___ SOURCE DATA
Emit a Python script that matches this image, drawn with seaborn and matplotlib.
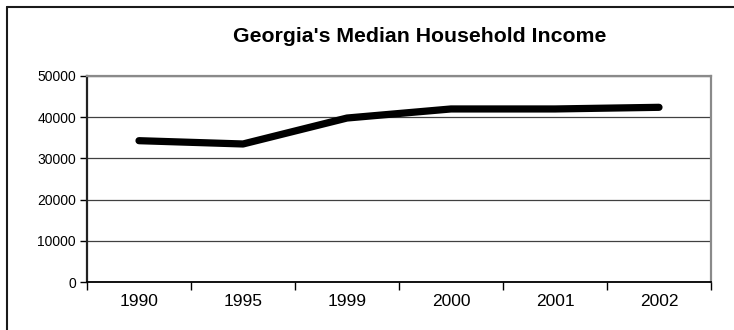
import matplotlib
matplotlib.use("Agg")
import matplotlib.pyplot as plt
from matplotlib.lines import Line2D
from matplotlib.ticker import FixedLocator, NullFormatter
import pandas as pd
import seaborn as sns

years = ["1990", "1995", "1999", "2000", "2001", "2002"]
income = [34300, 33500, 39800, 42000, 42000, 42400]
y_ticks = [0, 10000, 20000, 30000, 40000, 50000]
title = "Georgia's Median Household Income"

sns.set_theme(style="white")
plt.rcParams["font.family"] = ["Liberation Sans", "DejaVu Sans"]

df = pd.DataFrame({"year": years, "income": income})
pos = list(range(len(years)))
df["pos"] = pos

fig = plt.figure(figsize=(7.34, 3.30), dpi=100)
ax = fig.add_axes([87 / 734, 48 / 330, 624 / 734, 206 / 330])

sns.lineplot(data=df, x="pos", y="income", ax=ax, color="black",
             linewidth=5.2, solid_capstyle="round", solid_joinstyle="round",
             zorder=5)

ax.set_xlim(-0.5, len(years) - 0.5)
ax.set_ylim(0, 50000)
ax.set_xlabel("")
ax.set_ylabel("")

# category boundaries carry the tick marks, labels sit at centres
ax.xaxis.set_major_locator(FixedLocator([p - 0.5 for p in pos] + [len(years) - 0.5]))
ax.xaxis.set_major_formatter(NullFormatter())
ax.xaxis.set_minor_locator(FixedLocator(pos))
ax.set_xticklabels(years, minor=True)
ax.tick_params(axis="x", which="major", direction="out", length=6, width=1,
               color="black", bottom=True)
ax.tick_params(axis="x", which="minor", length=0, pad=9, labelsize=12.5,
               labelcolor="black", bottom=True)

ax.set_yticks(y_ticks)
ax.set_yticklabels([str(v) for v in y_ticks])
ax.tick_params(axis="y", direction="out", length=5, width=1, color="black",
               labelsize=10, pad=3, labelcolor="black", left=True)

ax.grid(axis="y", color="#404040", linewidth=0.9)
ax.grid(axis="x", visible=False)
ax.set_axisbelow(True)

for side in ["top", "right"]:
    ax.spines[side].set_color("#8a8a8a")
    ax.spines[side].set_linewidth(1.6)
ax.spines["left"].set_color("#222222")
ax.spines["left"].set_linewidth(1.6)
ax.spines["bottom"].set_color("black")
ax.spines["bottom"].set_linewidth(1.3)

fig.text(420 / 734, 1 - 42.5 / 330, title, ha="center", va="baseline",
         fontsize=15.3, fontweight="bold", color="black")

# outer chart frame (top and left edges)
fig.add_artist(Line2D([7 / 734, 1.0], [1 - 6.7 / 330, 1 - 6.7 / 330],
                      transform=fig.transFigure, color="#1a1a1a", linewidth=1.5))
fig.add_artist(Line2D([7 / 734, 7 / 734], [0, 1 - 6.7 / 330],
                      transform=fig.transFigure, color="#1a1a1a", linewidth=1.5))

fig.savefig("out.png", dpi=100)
______
__WORK REQUIRED__
Repeat the material above word for word, please, apart from its images.

__RESULT OF THIS EXERCISE__
Emit a Python script that matches this image, drawn with seaborn and matplotlib.
import matplotlib
matplotlib.use("Agg")
import matplotlib.pyplot as plt
from matplotlib.lines import Line2D
from matplotlib.ticker import FixedLocator, NullFormatter
import pandas as pd
import seaborn as sns

years = ["1990", "1995", "1999", "2000", "2001", "2002"]
income = [34300, 33500, 39800, 42000, 42000, 42400]
y_ticks = [0, 10000, 20000, 30000, 40000, 50000]
title = "Georgia's Median Household Income"

sns.set_theme(style="white")
plt.rcParams["font.family"] = ["Liberation Sans", "DejaVu Sans"]

df = pd.DataFrame({"year": years, "income": income})
pos = list(range(len(years)))
df["pos"] = pos

fig = plt.figure(figsize=(7.34, 3.30), dpi=100)
ax = fig.add_axes([87 / 734, 48 / 330, 624 / 734, 206 / 330])

sns.lineplot(data=df, x="pos", y="income", ax=ax, color="black",
             linewidth=5.2, solid_capstyle="round", solid_joinstyle="round",
             zorder=5)

ax.set_xlim(-0.5, len(years) - 0.5)
ax.set_ylim(0, 50000)
ax.set_xlabel("")
ax.set_ylabel("")

# category boundaries carry the tick marks, labels sit at centres
ax.xaxis.set_major_locator(FixedLocator([p - 0.5 for p in pos] + [len(years) - 0.5]))
ax.xaxis.set_major_formatter(NullFormatter())
ax.xaxis.set_minor_locator(FixedLocator(pos))
ax.set_xticklabels(years, minor=True)
ax.tick_params(axis="x", which="major", direction="out", length=6, width=1,
               color="black", bottom=True)
ax.tick_params(axis="x", which="minor", length=0, pad=9, labelsize=12.5,
               labelcolor="black", bottom=True)

ax.set_yticks(y_ticks)
ax.set_yticklabels([str(v) for v in y_ticks])
ax.tick_params(axis="y", direction="out", length=5, width=1, color="black",
               labelsize=10, pad=3, labelcolor="black", left=True)

ax.grid(axis="y", color="#404040", linewidth=0.9)
ax.grid(axis="x", visible=False)
ax.set_axisbelow(True)

for side in ["top", "right"]:
    ax.spines[side].set_color("#8a8a8a")
    ax.spines[side].set_linewidth(1.6)
ax.spines["left"].set_color("#222222")
ax.spines["left"].set_linewidth(1.6)
ax.spines["bottom"].set_color("black")
ax.spines["bottom"].set_linewidth(1.3)

fig.text(420 / 734, 1 - 42.5 / 330, title, ha="center", va="baseline",
         fontsize=15.3, fontweight="bold", color="black")

# outer chart frame (top and left edges)
fig.add_artist(Line2D([7 / 734, 1.0], [1 - 6.7 / 330, 1 - 6.7 / 330],
                      transform=fig.transFigure, color="#1a1a1a", linewidth=1.5))
fig.add_artist(Line2D([7 / 734, 7 / 734], [0, 1 - 6.7 / 330],
                      transform=fig.transFigure, color="#1a1a1a", linewidth=1.5))

fig.savefig("out.png", dpi=100)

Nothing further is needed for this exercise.